Enlist in Star Citizen! Citizenship must be earned!
This is never, ever an issue with Netflix, and I have no idea why BBO would even make it a problem. It's really not hard to say "This disc is part of a series, I should send it in order".
I work at blockbuster and I also have the program itself, in addition to the free rentals I get at the store, because it's that sweet. Also, if you like it and want to keep it, you can go cancel the program and say "It was too expensive" as your reasoning in order to be offered the same thing at 2 dollars a month cheaper on a six-month contract.
When you do the in-store exchange you cut the turn around time in half, as blockbuster understands that the movie is in their possession, so to speak, and sends the next one, thus having your time (or if you say your area has a longer wait than netflix, making the time the exact same or still shorter). You get the free rentals in the store of the newer title or hard-to-find online title to watch while you wait for your online movie.
If nothing else, the 9.99 1-at-a-time online program gives you a free game once a month, which in my area costs 8 dollars, making it a pretty damn good deal, provided you rent at least a game a month.
I would definitely recommend at least trying out blockbuster first, as I know they've changed a lot of their distribution methods in the last few months. Select stores now send out movies, making the distributing time really low. If you want a trial code, try two weeks with 39464b
You have to manually choose "Break set" in order for this to happen. If people let it happen, they're retarded. All sets and TV shows are grouped by default as "send in order of disc" and locked until the user choses otherwise.
This is most assuredly not true. Netflix did just that: they sent me a television series out of order, despite it being grouped as a series, as recently as two months ago.
This is really nice, because my apartment sits on two major roads and I can get on one and drive for ten minutes to get to a blockbuster.
Sounds like Netflix has good turn around times and obscure titles while BBO's more convenient.
Did it ship both the later and earlier discs at once?
Netflix:
- Slightly faster shipping for me in Sacramento. In LA they took the same amount of time.
- Slightly Wider selection.
- Has a larger stock of each movie. Even when movies are listed as "Long Wait" I got them 2/3 times on my next shipped movie.
- Is instituting a movie download service. Some people already have it and eventually everyone will. This is pure gold for me, but it may not be your cup of tea.
Blockbuster:
- For the same price you get a monthly game rental and in store rental coupons (I think I was getting one once a week, but it probably depends on what plan you get)
- Returning movies in store speeds up the shipping process immensely
- Fairly frequently I would never be shipped the #1 movie in my que, even if it was marked as "available now." BB said that this is because the movie is available, just not in my preferred shipping radius. So, instead of shipping it they would go down the the next movie in my que. This annoyed me, as there was no way to tell them to just ship it anyways, even if I have to wait an extra day or two.

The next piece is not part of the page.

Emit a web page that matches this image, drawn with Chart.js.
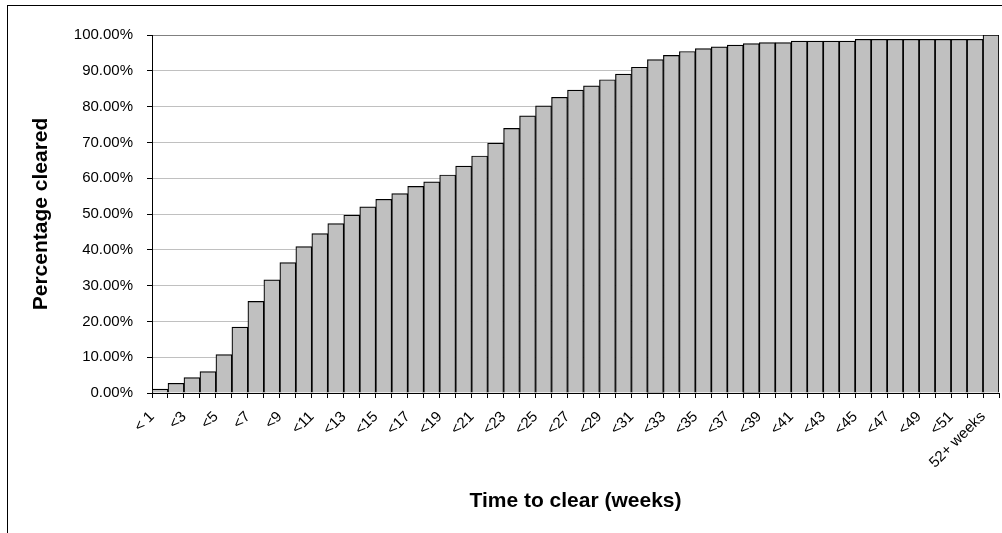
<!DOCTYPE html>
<html>
<head>
<meta charset="utf-8">
<script src="https://cdn.jsdelivr.net/npm/chart.js@4.4.0/dist/chart.umd.min.js"></script>
<style>
    html, body { margin: 0; padding: 0; background: #fff; overflow: hidden; }
    #wrap { position: relative; width: 1002px; height: 533px; }
    #frame {
        position: absolute; left: 7px; top: 5px; width: 1100px; height: 600px;
        border-left: 1.5px solid #000; border-top: 1.5px solid #000;
    }
    #chart { position: absolute; left: 0; top: 0; }
</style>
</head>
<body>
<div id="wrap">
    <div id="frame"></div>
    <canvas id="chart" width="1002" height="533"></canvas>
</div>
<script>
const WEEK_LABELS = [
    '< 1', '<2', '<3', '<4', '<5', '<6', '<7', '<8', '<9', '<10',
    '<11', '<12', '<13', '<14', '<15', '<16', '<17', '<18', '<19', '<20',
    '<21', '<22', '<23', '<24', '<25', '<26', '<27', '<28', '<29', '<30',
    '<31', '<32', '<33', '<34', '<35', '<36', '<37', '<38', '<39', '<40',
    '<41', '<42', '<43', '<44', '<45', '<46', '<47', '<48', '<49', '<50',
    '<51', '<52', '52+ weeks'
];

// cumulative % cleared
const PCT_CLEARED = [
    1.1, 2.7, 4.3, 6.0, 10.7, 18.4, 25.6, 31.6, 36.4, 40.9,
    44.5, 47.3, 49.7, 52.0, 54.1, 55.7, 57.7, 59.0, 60.9, 63.4,
    66.2, 69.8, 73.9, 77.4, 80.2, 82.6, 84.6, 85.8, 87.5, 89.1,
    91.0, 93.1, 94.3, 95.4, 96.2, 96.7, 97.2, 97.6, 97.9, 97.9,
    98.3, 98.3, 98.3, 98.3, 98.8, 98.8, 98.8, 98.8, 98.8, 98.8,
    98.8, 98.8, 100
];

const Y_MIN = 0;
const Y_MAX = 100;
const Y_STEP = 10;

const FONT = '"Liberation Sans", Arial, sans-serif';

function renderChart() {
    const canvas = document.getElementById('chart');
    if (!canvas) return;

    new Chart(canvas, {
        type: 'bar',
        data: {
            labels: WEEK_LABELS,
            datasets: [{
                label: 'Percentage cleared',
                data: PCT_CLEARED,
                backgroundColor: '#c0c0c0',
                borderColor: '#000000',
                borderWidth: 1.2,
                categoryPercentage: 1.0,
                barPercentage: 1.0
            }]
        },
        options: {
            responsive: false,
            animation: false,
            layout: {
                padding: { left: 8, right: 3, top: 35, bottom: 0 }
            },
            plugins: {
                legend: { display: false },
                tooltip: { enabled: false }
            },
            scales: {
                x: {
                    afterFit: (scale) => {
                        scale.height = 140;
                        // keep the plot running out to the right edge like the original
                        scale.paddingLeft = 0;
                        scale.paddingRight = 0;
                    },
                    grid: {
                        drawOnChartArea: false,
                        tickLength: 5,
                        tickColor: '#000'
                    },
                    border: { color: '#000', width: 1 },
                    ticks: {
                        autoSkip: false,
                        minRotation: 45,
                        maxRotation: 45,
                        padding: 10,
                        labelOffset: -8,
                        color: '#000',
                        font: { family: FONT, size: 15 },
                        callback: function(value, index) {
                            return index % 2 === 0 ? this.getLabelForValue(value) : '';
                        }
                    },
                    title: {
                        display: true,
                        text: 'Time to clear (weeks)',
                        color: '#000',
                        font: { family: FONT, size: 21, weight: 'bold' },
                        padding: { top: 0, bottom: 19 }
                    }
                },
                y: {
                    min: Y_MIN,
                    max: Y_MAX,
                    afterFit: (scale) => { scale.width = 144; },
                    grid: {
                        color: (ctx) => ctx.tick && ctx.tick.value === Y_MAX ? '#808080' : '#c0c0c0',
                        tickLength: 5,
                        tickColor: '#000'
                    },
                    border: { color: '#000', width: 1 },
                    ticks: {
                        stepSize: Y_STEP,
                        padding: 14,
                        color: '#000',
                        font: { family: FONT, size: 15 },
                        callback: (value) => value.toFixed(2) + '%'
                    },
                    title: {
                        display: true,
                        text: 'Percentage cleared',
                        color: '#000',
                        font: { family: FONT, size: 21, weight: 'bold' },
                        padding: { top: 21, bottom: 0 }
                    }
                }
            }
        }
    });
}

renderChart();
</script>
</body>
</html>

So ya, that's my two cents. Both are great plans, and each plan has some unique advantages.
You know, I would venture to say they have at least 10,000 more movies than Blockbuster. You know, that whole math thing and all.
No. Netflix sent me the later disc two or three days ahead of the earlier one.
Oh hey cool. Numbers mean jack shit, as previously noted. Those 10,000 movies could be fucking exercise movies.
You didn't ask anything about the type, you asked if they had a wider selection and then went on to give numbers. That is still a WIDER selection you twat.